Au cours du voyage vers Thrax se révélé la personnalité complexe et torturé du jeune-homme, peu honnête et peu engageante. En effet, pour de justifier de ses actes, il met en avant son conditionnement pour s'en dédouaner oublieux de mentionner ses entorses à la déontologie lorsqu'elle entre en conflit avec ses intérêts. Comme c'est lui qui mène la narration, il tente de cacher ses facettes peu reluisantes, mais malheureusement ses actes parlent d'eux-mêmes. 

Si l'on peut considérer une planète comme un personnage à part entière, il est temps de s'intéresser à Teur. Teur, c'est notre terre. Une terre perdue dans un futur indéterminé dont l'humanité n'a plus souvenir de son glorieux passé technologique. Un terre où le soleil se meurt et conduit donc la planète à la mort irrémédiable. Une terre épuisée de ses ressources naturelles. C’est à travers les débris de ce glorieux passé, que l’on ne fait plus revivre qu’à travers les mythes, qu’évolue Severian. Au fil de ses pérégrinations, on découvre la société archaïque et très hiérarchique de Teur, sa géographie torturée et dans une certaine mesure les conflits qui la rongent encore.
L'histoire est complexe, on ne sait pas si on se trouve dans un passé qui nous évoque un peu notre moyen-âge mais dans lequel se trouve des réminiscences d'une société technologiquement avancée. Pas de réponses évidentes proposées par l'auteur ; pas de manichéisme non plus dans ce roman, même si l'on sent que le héros Sévérian a un rôle clef dans ce monde, son évolution est tortueuse, sa psychologie est complexe ; d'ailleurs avoir choisi comme héros un apprenti-bourreau qui essaie d'exceller dans son art montre l’ambiguïté de la plupart des protagonistes de cette œuvre.

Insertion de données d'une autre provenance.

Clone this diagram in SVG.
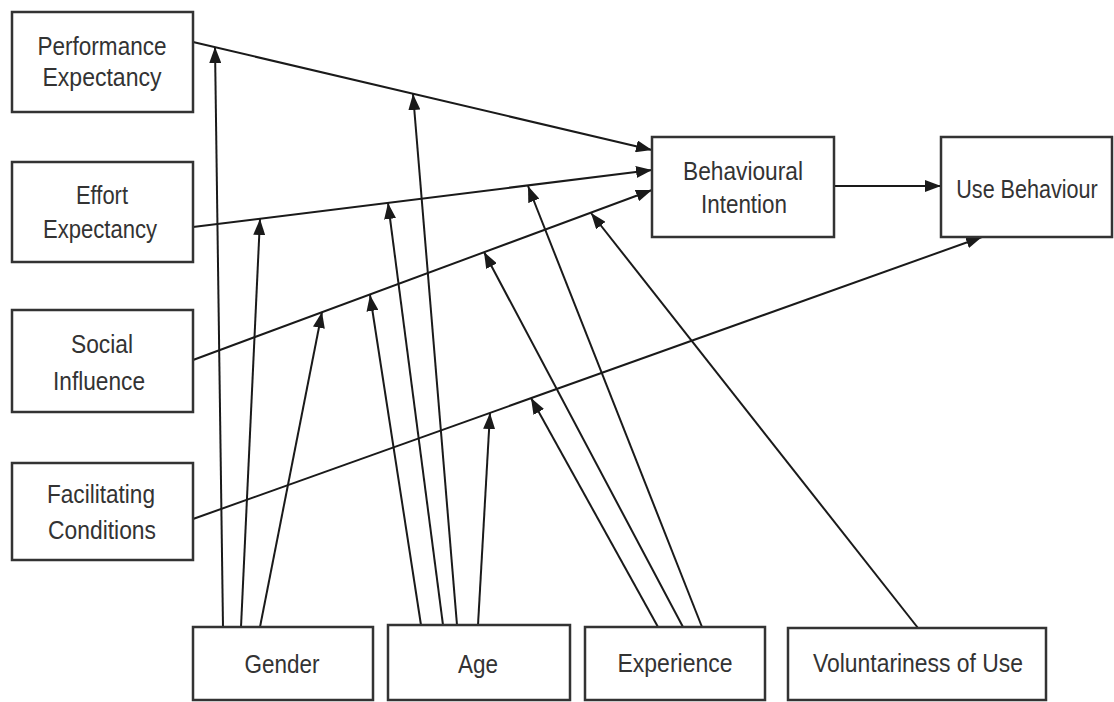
<svg xmlns="http://www.w3.org/2000/svg" width="1114" height="702" viewBox="0 0 1114 702">
<style>
.box{fill:#fff;stroke:#333;stroke-width:2.5}
.lbl{font-family:"Liberation Sans",Arial,sans-serif;font-size:26px;fill:#333;text-anchor:middle}
.ln{stroke:#1a1a1a;stroke-width:2;fill:none;marker-end:url(#ah)}
</style>
<defs>
<marker id="ah" viewBox="0 0 16 12" refX="16" refY="6" markerWidth="16" markerHeight="12" markerUnits="userSpaceOnUse" orient="auto">
<path d="M0,0 L16,6 L0,12 z" fill="#1a1a1a"/>
</marker>
</defs>
<rect width="1114" height="702" fill="#fff"/>
<g id="connectors">
<line class="ln" x1="193" y1="42" x2="652" y2="150"/>
<line class="ln" x1="193" y1="227" x2="652" y2="170"/>
<line class="ln" x1="193" y1="360" x2="652" y2="190"/>
<line class="ln" x1="193" y1="519" x2="982" y2="237"/>
<line class="ln" x1="834" y1="186" x2="941" y2="186"/>
<line class="ln" x1="223" y1="627" x2="215" y2="47"/>
<line class="ln" x1="241" y1="627" x2="260" y2="219"/>
<line class="ln" x1="260" y1="627" x2="322" y2="312"/>
<line class="ln" x1="421" y1="625" x2="370" y2="295"/>
<line class="ln" x1="443" y1="625" x2="388" y2="203"/>
<line class="ln" x1="457" y1="625" x2="413" y2="94"/>
<line class="ln" x1="478" y1="625" x2="490" y2="413"/>
<line class="ln" x1="658" y1="627" x2="531" y2="398"/>
<line class="ln" x1="683" y1="627" x2="484" y2="252"/>
<line class="ln" x1="702" y1="627" x2="528" y2="186"/>
<line class="ln" x1="918" y1="628" x2="591" y2="213"/>
</g>
<g id="performance-expectancy">
<rect class="box" x="12" y="12" width="181" height="100"/>
<text class="lbl" x="102" y="55" textLength="129" lengthAdjust="spacingAndGlyphs">Performance</text>
<text class="lbl" x="102" y="86" textLength="119" lengthAdjust="spacingAndGlyphs">Expectancy</text>
</g>
<g id="effort-expectancy">
<rect class="box" x="12" y="162" width="181" height="100"/>
<text class="lbl" x="102" y="204" textLength="52" lengthAdjust="spacingAndGlyphs">Effort</text>
<text class="lbl" x="100" y="238" textLength="114" lengthAdjust="spacingAndGlyphs">Expectancy</text>
</g>
<g id="social-influence">
<rect class="box" x="12" y="310" width="181" height="102"/>
<text class="lbl" x="102" y="353" textLength="62" lengthAdjust="spacingAndGlyphs">Social</text>
<text class="lbl" x="99" y="390" textLength="92" lengthAdjust="spacingAndGlyphs">Influence</text>
</g>
<g id="facilitating-conditions">
<rect class="box" x="12" y="463" width="181" height="97"/>
<text class="lbl" x="101" y="503" textLength="108" lengthAdjust="spacingAndGlyphs">Facilitating</text>
<text class="lbl" x="102" y="539" textLength="108" lengthAdjust="spacingAndGlyphs">Conditions</text>
</g>
<g id="behavioural-intention">
<rect class="box" x="652" y="137" width="182" height="100"/>
<text class="lbl" x="743" y="180" textLength="120" lengthAdjust="spacingAndGlyphs">Behavioural</text>
<text class="lbl" x="744" y="213" textLength="86" lengthAdjust="spacingAndGlyphs">Intention</text>
</g>
<g id="use-behaviour">
<rect class="box" x="941" y="137" width="171" height="100"/>
<text class="lbl" transform="translate(1027,198) scale(0.83,1)" x="0" y="0">Use Behaviour</text>
</g>
<g id="gender">
<rect class="box" x="193" y="627" width="180" height="73"/>
<text class="lbl" x="282" y="673" textLength="75" lengthAdjust="spacingAndGlyphs">Gender</text>
</g>
<g id="age">
<rect class="box" x="388" y="625" width="182" height="75"/>
<text class="lbl" x="478" y="673" textLength="40" lengthAdjust="spacingAndGlyphs">Age</text>
</g>
<g id="experience">
<rect class="box" x="585" y="627" width="180" height="73"/>
<text class="lbl" x="675" y="672" textLength="115" lengthAdjust="spacingAndGlyphs">Experience</text>
</g>
<g id="voluntariness-of-use">
<rect class="box" x="788" y="628" width="258" height="72"/>
<text class="lbl" x="918" y="672" textLength="210" lengthAdjust="spacingAndGlyphs">Voluntariness of Use</text>
</g>
</svg>
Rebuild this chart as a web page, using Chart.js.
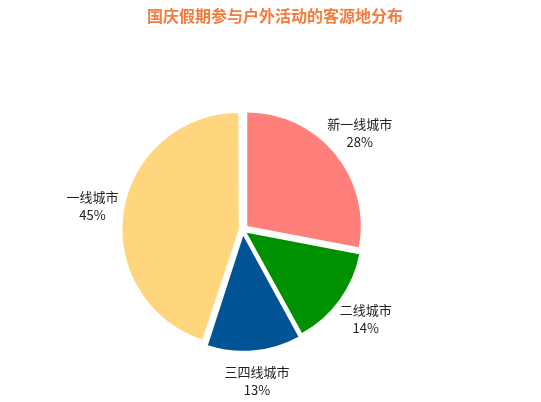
<!DOCTYPE html>
<html><head><meta charset="utf-8">
<script src="https://cdn.jsdelivr.net/npm/chart.js@4.4.1/dist/chart.umd.min.js"></script>
<style>html,body{margin:0;padding:0;background:#fff;} #wrap{width:541px;height:402px;position:relative;}</style>
</head><body><div id="wrap"><canvas id="c"></canvas></div>
<script>
const chartTitle = '国庆假期参与户外活动的客源地分布';
const categories = ['新一线城市', '二线城市', '三四线城市', '一线城市'];
const shares = [28, 14, 13, 45];
const sliceColors = ['#FF807A', '#009100', '#005495', '#FFD57E'];
// visual gap (px) each slice is pulled out from the centre
const sliceGap = [6, 6, 7.5, 6.8];

// Chart.js v4 applies offset/4 * (2 - sin(circumference)); invert that
const total = shares.reduce((a, b) => a + b, 0);
const arcOffsets = shares.map((v, i) => {
  const circ = v / total * 2 * Math.PI;
  return 4 * sliceGap[i] / (2 - Math.sin(Math.min(Math.PI, circ)));
});

const placeArea = {
  id: 'placeArea',
  afterLayout(chart) {
    const a = chart.chartArea;
    a.left = 122.7; a.right = 362.7; a.top = 109.8; a.bottom = 349.8;
    a.width = a.right - a.left; a.height = a.bottom - a.top;
  }
};

const outerLabels = {
  id: 'outerLabels',
  afterDatasetsDraw(chart) {
    const ctx = chart.ctx;
    const meta = chart.getDatasetMeta(0);
    ctx.save();
    ctx.font = '13px "Noto Sans CJK SC", sans-serif';
    ctx.fillStyle = '#222';
    ctx.textAlign = 'center';
    ctx.textBaseline = 'middle';
    meta.data.forEach((arc, i) => {
      const p = arc.getProps(['x', 'y', 'startAngle', 'endAngle', 'outerRadius'], true);
      const mid = (p.startAngle + p.endAngle) / 2;
      const r = p.outerRadius + 38.5;
      const x = p.x + Math.cos(mid) * r;
      const y = p.y + Math.sin(mid) * r;
      ctx.fillText(categories[i], x, y - 9.2);
      ctx.fillText(shares[i] + '%', x, y + 9.2);
    });
    ctx.restore();
  }
};

new Chart(document.getElementById('c'), {
  type: 'pie',
  data: {
    labels: categories,
    datasets: [{
      data: shares,
      backgroundColor: sliceColors,
      borderWidth: 0,
      offset: arcOffsets,
      radius: 113.5,
      clip: false
    }]
  },
  options: {
    responsive: true,
    maintainAspectRatio: false,
    animation: false,
    layout: { padding: { left: 9, right: 0, top: 0, bottom: 0 } },
    plugins: {
      legend: { display: false },
      tooltip: { enabled: false },
      title: {
        display: true,
        text: chartTitle,
        color: '#F47B3B',
        font: { family: '"Noto Sans CJK SC", sans-serif', size: 16, weight: 'bold' },
        padding: { top: 6, bottom: 10 }
      }
    }
  },
  plugins: [placeArea, outerLabels]
});
</script>
</body></html>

Au fil des pages, de nombreux personnages croiseront, quitteront de manière plus ou moins brutale et parfois croiseront à nouveau le chemin de Sévérian. Chacun de ces protagonistes apparaîtra avec sa personnalité propre, ses mystères et sa mentalité, et on s'ébahira devant le soin avec lequel ils ont été créés et mis en scène. Des personnages qui peuvent, toutefois, apparaître terne face aux pensées du héros qui tendent à prendre toute la place, tant il est pourvu d'une psychologie difficile à cerner, dépourvu de convictions à défendre ; et qui selon les points de vue des lecteurs pourra apparaître comme lâche ou comme un héros.
Quant à l'intrigue, elle se fait hésitante et tardive mais on peut attribuer cela au fait que ce roman est présenté comme les mémoires de Sévérian, or la vie de la plupart des hommes est bien peu prévisible et il est donc difficile, voire impossible de proposer dans telles conditions un véritable scénario suivi, dont on attendrait le but final avec impatience. Toutefois, il faut mettre le lecteur en garde quant à l'ambiance malsaine qui imprègne ce roman. L’Ombre du bourreau est une œuvre réservée aux adultes avertis. De toute manière, il semble presque impossible que les jeunes puissent apprécier la saveur d'un style aussi complexe.